STATED TASK: Please print exactly the lines below, from the start of the material up to and including the line with "-- ([xshift=339pt]subn.north west);", but none of the pictures.

··· SOURCE EXCERPT ···

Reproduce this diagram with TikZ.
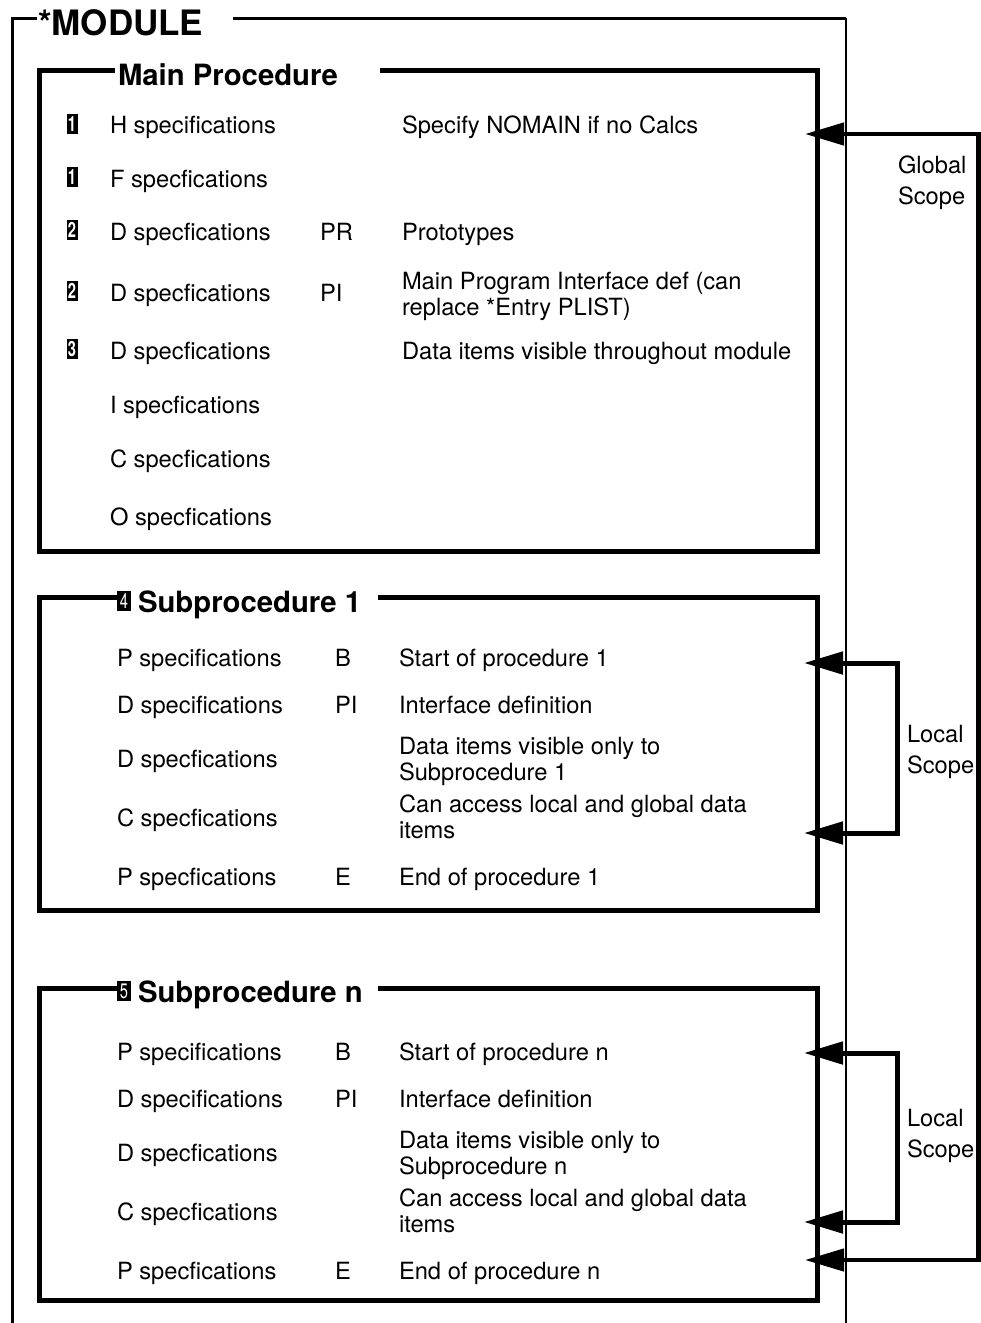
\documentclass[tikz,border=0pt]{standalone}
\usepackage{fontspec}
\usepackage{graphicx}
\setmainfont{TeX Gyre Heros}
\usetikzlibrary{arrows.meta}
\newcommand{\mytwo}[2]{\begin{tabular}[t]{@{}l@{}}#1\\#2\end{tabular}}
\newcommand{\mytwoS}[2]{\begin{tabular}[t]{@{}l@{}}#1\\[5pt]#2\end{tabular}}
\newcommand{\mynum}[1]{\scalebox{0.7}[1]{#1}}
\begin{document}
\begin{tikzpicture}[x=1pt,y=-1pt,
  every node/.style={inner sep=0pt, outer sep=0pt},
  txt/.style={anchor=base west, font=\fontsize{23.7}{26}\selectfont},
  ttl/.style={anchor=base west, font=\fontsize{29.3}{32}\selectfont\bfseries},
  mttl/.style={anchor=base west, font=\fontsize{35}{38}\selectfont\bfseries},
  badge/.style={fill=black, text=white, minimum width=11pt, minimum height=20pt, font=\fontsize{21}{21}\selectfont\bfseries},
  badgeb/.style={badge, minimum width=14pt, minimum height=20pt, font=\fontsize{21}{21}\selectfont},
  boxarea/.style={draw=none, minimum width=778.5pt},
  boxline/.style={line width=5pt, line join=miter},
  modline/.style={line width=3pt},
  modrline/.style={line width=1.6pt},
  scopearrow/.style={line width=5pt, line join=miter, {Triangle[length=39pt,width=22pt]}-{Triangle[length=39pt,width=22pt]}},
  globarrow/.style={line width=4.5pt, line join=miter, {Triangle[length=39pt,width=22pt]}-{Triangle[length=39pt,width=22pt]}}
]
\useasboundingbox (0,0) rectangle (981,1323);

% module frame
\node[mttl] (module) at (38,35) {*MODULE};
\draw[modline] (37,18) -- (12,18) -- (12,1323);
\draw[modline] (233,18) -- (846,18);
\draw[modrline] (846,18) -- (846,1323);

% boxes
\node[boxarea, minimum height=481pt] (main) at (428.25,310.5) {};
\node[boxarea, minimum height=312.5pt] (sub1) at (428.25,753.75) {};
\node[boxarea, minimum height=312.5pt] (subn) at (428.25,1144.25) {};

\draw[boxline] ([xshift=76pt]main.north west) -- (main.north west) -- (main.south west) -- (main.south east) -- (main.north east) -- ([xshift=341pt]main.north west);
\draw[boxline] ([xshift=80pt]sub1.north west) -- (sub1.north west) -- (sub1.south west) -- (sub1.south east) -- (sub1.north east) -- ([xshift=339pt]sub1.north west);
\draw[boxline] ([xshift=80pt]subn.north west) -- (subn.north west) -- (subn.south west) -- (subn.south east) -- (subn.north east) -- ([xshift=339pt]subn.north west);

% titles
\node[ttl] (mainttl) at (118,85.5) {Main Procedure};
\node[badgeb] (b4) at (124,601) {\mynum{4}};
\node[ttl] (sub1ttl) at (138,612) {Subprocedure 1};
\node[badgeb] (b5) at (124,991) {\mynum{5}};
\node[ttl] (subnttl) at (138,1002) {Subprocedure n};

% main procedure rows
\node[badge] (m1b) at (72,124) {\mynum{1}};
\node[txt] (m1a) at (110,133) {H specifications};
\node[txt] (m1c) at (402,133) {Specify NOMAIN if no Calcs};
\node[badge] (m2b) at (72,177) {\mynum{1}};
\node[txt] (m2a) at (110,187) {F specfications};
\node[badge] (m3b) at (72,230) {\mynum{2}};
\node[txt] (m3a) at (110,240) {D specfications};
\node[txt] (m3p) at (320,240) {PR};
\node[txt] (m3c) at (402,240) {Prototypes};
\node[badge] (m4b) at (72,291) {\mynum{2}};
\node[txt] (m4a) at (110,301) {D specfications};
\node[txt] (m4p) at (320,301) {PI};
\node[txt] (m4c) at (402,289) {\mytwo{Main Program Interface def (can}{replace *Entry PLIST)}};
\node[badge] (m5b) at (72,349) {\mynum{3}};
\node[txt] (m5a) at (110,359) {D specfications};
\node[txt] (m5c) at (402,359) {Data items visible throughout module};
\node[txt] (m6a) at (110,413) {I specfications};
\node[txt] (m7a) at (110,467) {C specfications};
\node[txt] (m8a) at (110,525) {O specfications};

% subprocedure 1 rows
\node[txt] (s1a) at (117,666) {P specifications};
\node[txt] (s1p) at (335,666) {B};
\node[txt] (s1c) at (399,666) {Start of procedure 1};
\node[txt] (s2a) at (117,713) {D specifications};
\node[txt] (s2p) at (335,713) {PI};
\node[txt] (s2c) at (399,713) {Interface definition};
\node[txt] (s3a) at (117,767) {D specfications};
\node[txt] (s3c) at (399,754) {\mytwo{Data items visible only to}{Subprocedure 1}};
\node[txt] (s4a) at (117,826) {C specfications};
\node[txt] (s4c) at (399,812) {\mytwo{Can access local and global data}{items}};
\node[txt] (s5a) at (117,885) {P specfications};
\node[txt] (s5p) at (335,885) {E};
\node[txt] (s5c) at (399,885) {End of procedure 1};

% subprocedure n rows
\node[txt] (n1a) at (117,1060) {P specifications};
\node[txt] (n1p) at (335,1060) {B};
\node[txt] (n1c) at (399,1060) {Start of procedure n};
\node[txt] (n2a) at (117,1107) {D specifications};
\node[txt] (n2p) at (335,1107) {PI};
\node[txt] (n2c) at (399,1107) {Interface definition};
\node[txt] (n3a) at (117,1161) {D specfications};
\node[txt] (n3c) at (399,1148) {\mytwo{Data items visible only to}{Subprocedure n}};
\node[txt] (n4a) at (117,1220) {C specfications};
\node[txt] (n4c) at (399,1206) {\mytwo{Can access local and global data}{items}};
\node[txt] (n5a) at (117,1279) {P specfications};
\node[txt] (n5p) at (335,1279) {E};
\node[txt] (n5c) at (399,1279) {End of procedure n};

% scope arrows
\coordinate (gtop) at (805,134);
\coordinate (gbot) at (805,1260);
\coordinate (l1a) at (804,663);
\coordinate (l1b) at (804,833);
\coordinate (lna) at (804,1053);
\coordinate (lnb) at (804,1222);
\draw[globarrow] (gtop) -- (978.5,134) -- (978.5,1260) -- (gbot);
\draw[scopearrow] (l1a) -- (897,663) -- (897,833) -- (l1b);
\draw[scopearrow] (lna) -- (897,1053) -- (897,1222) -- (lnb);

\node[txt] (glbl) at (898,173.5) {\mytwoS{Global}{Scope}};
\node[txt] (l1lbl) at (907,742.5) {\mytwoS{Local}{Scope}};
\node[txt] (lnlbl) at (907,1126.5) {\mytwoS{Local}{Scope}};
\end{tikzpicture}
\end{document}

···

OUTPUT FOR THIS TASK:
Reproduce this diagram with TikZ.
\documentclass[tikz,border=0pt]{standalone}
\usepackage{fontspec}
\usepackage{graphicx}
\setmainfont{TeX Gyre Heros}
\usetikzlibrary{arrows.meta}
\newcommand{\mytwo}[2]{\begin{tabular}[t]{@{}l@{}}#1\\#2\end{tabular}}
\newcommand{\mytwoS}[2]{\begin{tabular}[t]{@{}l@{}}#1\\[5pt]#2\end{tabular}}
\newcommand{\mynum}[1]{\scalebox{0.7}[1]{#1}}
\begin{document}
\begin{tikzpicture}[x=1pt,y=-1pt,
  every node/.style={inner sep=0pt, outer sep=0pt},
  txt/.style={anchor=base west, font=\fontsize{23.7}{26}\selectfont},
  ttl/.style={anchor=base west, font=\fontsize{29.3}{32}\selectfont\bfseries},
  mttl/.style={anchor=base west, font=\fontsize{35}{38}\selectfont\bfseries},
  badge/.style={fill=black, text=white, minimum width=11pt, minimum height=20pt, font=\fontsize{21}{21}\selectfont\bfseries},
  badgeb/.style={badge, minimum width=14pt, minimum height=20pt, font=\fontsize{21}{21}\selectfont},
  boxarea/.style={draw=none, minimum width=778.5pt},
  boxline/.style={line width=5pt, line join=miter},
  modline/.style={line width=3pt},
  modrline/.style={line width=1.6pt},
  scopearrow/.style={line width=5pt, line join=miter, {Triangle[length=39pt,width=22pt]}-{Triangle[length=39pt,width=22pt]}},
  globarrow/.style={line width=4.5pt, line join=miter, {Triangle[length=39pt,width=22pt]}-{Triangle[length=39pt,width=22pt]}}
]
\useasboundingbox (0,0) rectangle (981,1323);

% module frame
\node[mttl] (module) at (38,35) {*MODULE};
\draw[modline] (37,18) -- (12,18) -- (12,1323);
\draw[modline] (233,18) -- (846,18);
\draw[modrline] (846,18) -- (846,1323);

% boxes
\node[boxarea, minimum height=481pt] (main) at (428.25,310.5) {};
\node[boxarea, minimum height=312.5pt] (sub1) at (428.25,753.75) {};
\node[boxarea, minimum height=312.5pt] (subn) at (428.25,1144.25) {};

\draw[boxline] ([xshift=76pt]main.north west) -- (main.north west) -- (main.south west) -- (main.south east) -- (main.north east) -- ([xshift=341pt]main.north west);
\draw[boxline] ([xshift=80pt]sub1.north west) -- (sub1.north west) -- (sub1.south west) -- (sub1.south east) -- (sub1.north east) -- ([xshift=339pt]sub1.north west);
\draw[boxline] ([xshift=80pt]subn.north west) -- (subn.north west) -- (subn.south west) -- (subn.south east) -- (subn.north east) -- ([xshift=339pt]subn.north west);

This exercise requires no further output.